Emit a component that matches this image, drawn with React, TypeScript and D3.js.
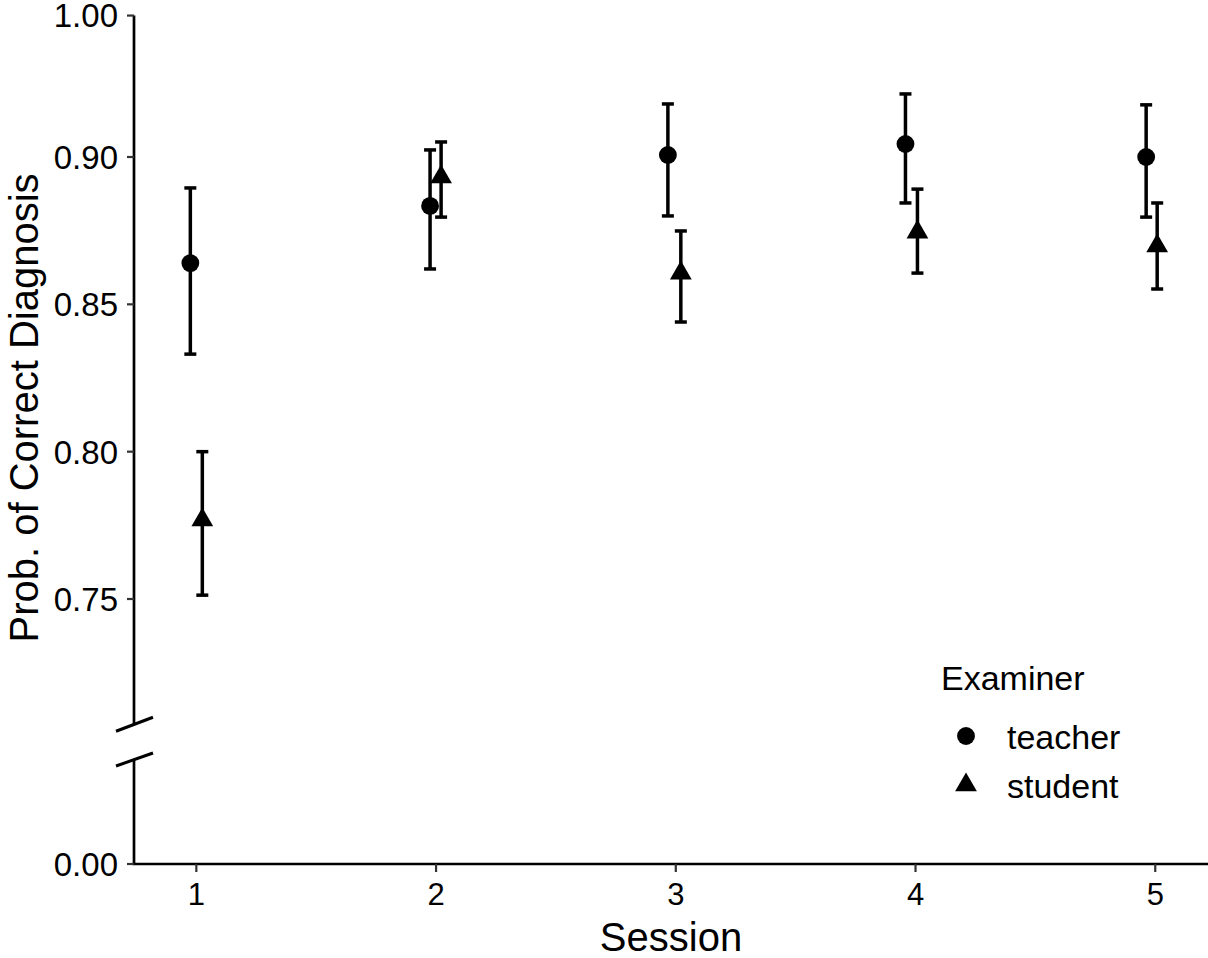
import React from "react";
import * as d3 from "d3";

const sessions = [1, 2, 3, 4, 5];
const sessionLabels = ["1", "2", "3", "4", "5"];

const teacherMean = [0.864, 0.8834, 0.9007, 0.9044, 0.9];
const teacherLower = [0.8331, 0.862, 0.88, 0.8844, 0.8796];
const teacherUpper = [0.8895, 0.9024, 0.918, 0.9214, 0.9177];
const teacherJitter = [-0.025, -0.025, -0.033, -0.042, -0.038];

const studentMean = [0.7768, 0.8932, 0.8606, 0.8745, 0.8698];
const studentLower = [0.7513, 0.8796, 0.844, 0.8606, 0.8552];
const studentUpper = [0.8, 0.9051, 0.8749, 0.8891, 0.8844];
const studentJitter = [0.025, 0.021, 0.021, 0.008, 0.008];

const yTickValues = [0.75, 0.8, 0.85, 0.9, 0.948];
const yTickLabels = ["0.75", "0.80", "0.85", "0.90", "1.00"];
const yBottomTickValues = [0];
const yBottomTickLabels = ["0.00"];

const legendTitle = "Examiner";
const legendLabels = ["teacher", "student"];

const W = 1208;
const H = 958;
const FONT = "'Liberation Sans', Arial, Helvetica, sans-serif";

export default function App() {
  const axisX = 134;
  const x = d3.scaleLinear().domain([0.74, 5.22]).range([axisX, 1208]);
  const yUp = d3.scaleLinear().domain([0.75, 0.9]).range([599, 157]);
  const yUpperTopVal = 0.948;
  const yUpperBotVal = 0.7075;
  const yLow = d3.scaleLinear().domain([0, 0.035]).range([864, 759]);

  const tri = d3.symbol().type(d3.symbolTriangle).size(205)();
  const circ = d3.symbol().type(d3.symbolCircle).size(250)();

  const capHalf = 6;
  const sw = 3.5;

  const series = [
    { mean: teacherMean, lo: teacherLower, hi: teacherUpper, jit: teacherJitter, sym: circ },
    { mean: studentMean, lo: studentLower, hi: studentUpper, jit: studentJitter, sym: tri },
  ];

  return (
    <div style={{ position: "absolute", left: 0, top: 0 }}>
      <svg width={W} height={H} style={{ display: "block", background: "#fff" }} fontFamily={FONT}>
        {/* Y axis upper segment */}
        <line x1={axisX} x2={axisX} y1={yUp(yUpperTopVal)} y2={yUp(yUpperBotVal)} stroke="#000" strokeWidth={2.7} />
        {/* Y axis lower segment */}
        <line x1={axisX} x2={axisX} y1={yLow(0.035)} y2={yLow(0)} stroke="#000" strokeWidth={2.7} />
        {/* break marks */}
        <line x1={116} y1={yUp(yUpperBotVal) + 7} x2={153} y2={yUp(yUpperBotVal) - 7} stroke="#000" strokeWidth={3} />
        <line x1={116} y1={yLow(0.035) + 7} x2={153} y2={yLow(0.035) - 6} stroke="#000" strokeWidth={3} />
        {/* X axis */}
        <line x1={axisX - 1.3} x2={W} y1={yLow(0)} y2={yLow(0)} stroke="#000" strokeWidth={2.7} />

        {/* Y ticks */}
        {yTickValues.map((v, i) => (
          <g key={"yt" + i} transform={`translate(${axisX},${yUp(v)})`}>
            <line x1={-7} x2={0} stroke="#333" strokeWidth={2.2} />
            <text x={-16} dy="0.36em" textAnchor="end" fontSize={33} fill="#000">
              {yTickLabels[i]}
            </text>
          </g>
        ))}
        {yBottomTickValues.map((v, i) => (
          <g key={"ybt" + i} transform={`translate(${axisX},${yLow(v)})`}>
            <line x1={-7} x2={0} stroke="#333" strokeWidth={2.2} />
            <text x={-16} dy="0.36em" textAnchor="end" fontSize={33} fill="#000">
              {yBottomTickLabels[i]}
            </text>
          </g>
        ))}

        {/* X ticks */}
        {sessions.map((s, i) => (
          <g key={"xt" + i} transform={`translate(${x(s)},${yLow(0)})`}>
            <line y1={0} y2={8} stroke="#333" strokeWidth={2.2} />
            <text y={41} textAnchor="middle" fontSize={31} fill="#000">
              {sessionLabels[i]}
            </text>
          </g>
        ))}

        {/* Axis titles */}
        <text x={(axisX + W) / 2} y={951} textAnchor="middle" fontSize={40} fill="#000">
          Session
        </text>
        <text
          transform={`translate(38,408) rotate(-90)`}
          textAnchor="middle"
          fontSize={40}
          fill="#000"
        >
          Prob. of Correct Diagnosis
        </text>

        {/* Error bars and points */}
        {series.map((s, si) =>
          sessions.map((sess, i) => {
            const cx = x(sess + s.jit[i]);
            return (
              <g key={`p${si}-${i}`}>
                <line x1={cx} x2={cx} y1={yUp(s.hi[i])} y2={yUp(s.lo[i])} stroke="#000" strokeWidth={sw} />
                <line x1={cx - capHalf} x2={cx + capHalf} y1={yUp(s.hi[i])} y2={yUp(s.hi[i])} stroke="#000" strokeWidth={sw} />
                <line x1={cx - capHalf} x2={cx + capHalf} y1={yUp(s.lo[i])} y2={yUp(s.lo[i])} stroke="#000" strokeWidth={sw} />
                <path d={s.sym || ""} transform={`translate(${cx},${yUp(s.mean[i])})`} fill="#000" />
              </g>
            );
          })
        )}

        {/* Legend */}
        <g>
          <text x={941} y={690} fontSize={34} fill="#000">
            {legendTitle}
          </text>
          {legendLabels.map((lab, i) => (
            <g key={"lg" + i} transform={`translate(0,${i * 49})`}>
              <path d={i === 0 ? circ || "" : tri || ""} transform={`translate(966,736)`} fill="#000" />
              <text x={1007} y={749} fontSize={34} fill="#000">
                {lab}
              </text>
            </g>
          ))}
        </g>
      </svg>
    </div>
  );
}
--------------------
What the task requires
Except for the pictures, give all the material above again verbatim.

Reply
Emit a component that matches this image, drawn with React, TypeScript and D3.js.
import React from "react";
import * as d3 from "d3";

const sessions = [1, 2, 3, 4, 5];
const sessionLabels = ["1", "2", "3", "4", "5"];

const teacherMean = [0.864, 0.8834, 0.9007, 0.9044, 0.9];
const teacherLower = [0.8331, 0.862, 0.88, 0.8844, 0.8796];
const teacherUpper = [0.8895, 0.9024, 0.918, 0.9214, 0.9177];
const teacherJitter = [-0.025, -0.025, -0.033, -0.042, -0.038];

const studentMean = [0.7768, 0.8932, 0.8606, 0.8745, 0.8698];
const studentLower = [0.7513, 0.8796, 0.844, 0.8606, 0.8552];
const studentUpper = [0.8, 0.9051, 0.8749, 0.8891, 0.8844];
const studentJitter = [0.025, 0.021, 0.021, 0.008, 0.008];

const yTickValues = [0.75, 0.8, 0.85, 0.9, 0.948];
const yTickLabels = ["0.75", "0.80", "0.85", "0.90", "1.00"];
const yBottomTickValues = [0];
const yBottomTickLabels = ["0.00"];

const legendTitle = "Examiner";
const legendLabels = ["teacher", "student"];

const W = 1208;
const H = 958;
const FONT = "'Liberation Sans', Arial, Helvetica, sans-serif";

export default function App() {
  const axisX = 134;
  const x = d3.scaleLinear().domain([0.74, 5.22]).range([axisX, 1208]);
  const yUp = d3.scaleLinear().domain([0.75, 0.9]).range([599, 157]);
  const yUpperTopVal = 0.948;
  const yUpperBotVal = 0.7075;
  const yLow = d3.scaleLinear().domain([0, 0.035]).range([864, 759]);

  const tri = d3.symbol().type(d3.symbolTriangle).size(205)();
  const circ = d3.symbol().type(d3.symbolCircle).size(250)();

  const capHalf = 6;
  const sw = 3.5;

  const series = [
    { mean: teacherMean, lo: teacherLower, hi: teacherUpper, jit: teacherJitter, sym: circ },
    { mean: studentMean, lo: studentLower, hi: studentUpper, jit: studentJitter, sym: tri },
  ];

  return (
    <div style={{ position: "absolute", left: 0, top: 0 }}>
      <svg width={W} height={H} style={{ display: "block", background: "#fff" }} fontFamily={FONT}>
        {/* Y axis upper segment */}
        <line x1={axisX} x2={axisX} y1={yUp(yUpperTopVal)} y2={yUp(yUpperBotVal)} stroke="#000" strokeWidth={2.7} />
        {/* Y axis lower segment */}
        <line x1={axisX} x2={axisX} y1={yLow(0.035)} y2={yLow(0)} stroke="#000" strokeWidth={2.7} />
        {/* break marks */}
        <line x1={116} y1={yUp(yUpperBotVal) + 7} x2={153} y2={yUp(yUpperBotVal) - 7} stroke="#000" strokeWidth={3} />
        <line x1={116} y1={yLow(0.035) + 7} x2={153} y2={yLow(0.035) - 6} stroke="#000" strokeWidth={3} />
        {/* X axis */}
        <line x1={axisX - 1.3} x2={W} y1={yLow(0)} y2={yLow(0)} stroke="#000" strokeWidth={2.7} />

        {/* Y ticks */}
        {yTickValues.map((v, i) => (
          <g key={"yt" + i} transform={`translate(${axisX},${yUp(v)})`}>
            <line x1={-7} x2={0} stroke="#333" strokeWidth={2.2} />
            <text x={-16} dy="0.36em" textAnchor="end" fontSize={33} fill="#000">
              {yTickLabels[i]}
            </text>
          </g>
        ))}
        {yBottomTickValues.map((v, i) => (
          <g key={"ybt" + i} transform={`translate(${axisX},${yLow(v)})`}>
            <line x1={-7} x2={0} stroke="#333" strokeWidth={2.2} />
            <text x={-16} dy="0.36em" textAnchor="end" fontSize={33} fill="#000">
              {yBottomTickLabels[i]}
            </text>
          </g>
        ))}

        {/* X ticks */}
        {sessions.map((s, i) => (
          <g key={"xt" + i} transform={`translate(${x(s)},${yLow(0)})`}>
            <line y1={0} y2={8} stroke="#333" strokeWidth={2.2} />
            <text y={41} textAnchor="middle" fontSize={31} fill="#000">
              {sessionLabels[i]}
            </text>
          </g>
        ))}

        {/* Axis titles */}
        <text x={(axisX + W) / 2} y={951} textAnchor="middle" fontSize={40} fill="#000">
          Session
        </text>
        <text
          transform={`translate(38,408) rotate(-90)`}
          textAnchor="middle"
          fontSize={40}
          fill="#000"
        >
          Prob. of Correct Diagnosis
        </text>

        {/* Error bars and points */}
        {series.map((s, si) =>
          sessions.map((sess, i) => {
            const cx = x(sess + s.jit[i]);
            return (
              <g key={`p${si}-${i}`}>
                <line x1={cx} x2={cx} y1={yUp(s.hi[i])} y2={yUp(s.lo[i])} stroke="#000" strokeWidth={sw} />
                <line x1={cx - capHalf} x2={cx + capHalf} y1={yUp(s.hi[i])} y2={yUp(s.hi[i])} stroke="#000" strokeWidth={sw} />
                <line x1={cx - capHalf} x2={cx + capHalf} y1={yUp(s.lo[i])} y2={yUp(s.lo[i])} stroke="#000" strokeWidth={sw} />
                <path d={s.sym || ""} transform={`translate(${cx},${yUp(s.mean[i])})`} fill="#000" />
              </g>
            );
          })
        )}

        {/* Legend */}
        <g>
          <text x={941} y={690} fontSize={34} fill="#000">
            {legendTitle}
          </text>
          {legendLabels.map((lab, i) => (
            <g key={"lg" + i} transform={`translate(0,${i * 49})`}>
              <path d={i === 0 ? circ || "" : tri || ""} transform={`translate(966,736)`} fill="#000" />
              <text x={1007} y={749} fontSize={34} fill="#000">
                {lab}
              </text>
            </g>
          ))}
        </g>
      </svg>
    </div>
  );
}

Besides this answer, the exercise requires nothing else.